I saw a solution in this website but it didn't solve for greater than 2018 coconuts. Please consider this things whne you solve this problem, 1. Use modified version of Chinese remaider theorem where remainder is always same in each case. 2. The number of coconut is greater than 2018. Thanks.

D r . B o k l a n s T h e M o n k e y a n d t h e C o c o n u t s P r o b l e m

Four sailors are shipwrecked on a deserted island - deserted, that is, save a single monkey named Heisenberg who hangs about in the trees near the grove. The sailors gather together all of the coconuts on the island into one big pile and leave them in the grove. There are more than 2018 coconuts! The first sailor awakens at midnight. She doesnt trust the other three and divides the pile of coconuts into quarters and finds that there is one coconut left over. She throws that one to Heisenberg, takes her pile (her fair share) and hides it away, pushes the remaining three piles into one big one and goes back to bed.
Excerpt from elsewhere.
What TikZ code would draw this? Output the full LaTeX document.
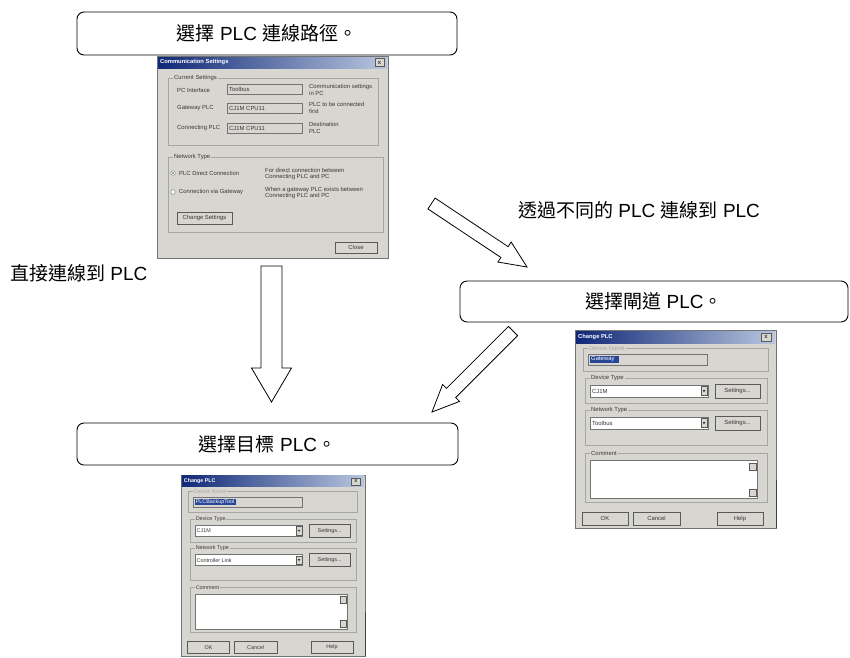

An hour later, another sailor arises from his slumbers and approaches the pile, divides it into quarters, finds there is one left over which he tosses to the happy monkey, takes his one pile and hides it and pushes the remainder back into one pile. An hour later, the third sailor does the same (Again finding there is one left over which she gives to Heisenberg) and hides away her share... and the last sailor too divides the pile into fourths - with an extra for Heisenberg. Whats the smallest possible total number of initial coconuts on the island (ie, before midnight) if all that is known is that it was larger than 2018? Find, with justification, a formula for all possible initial totals.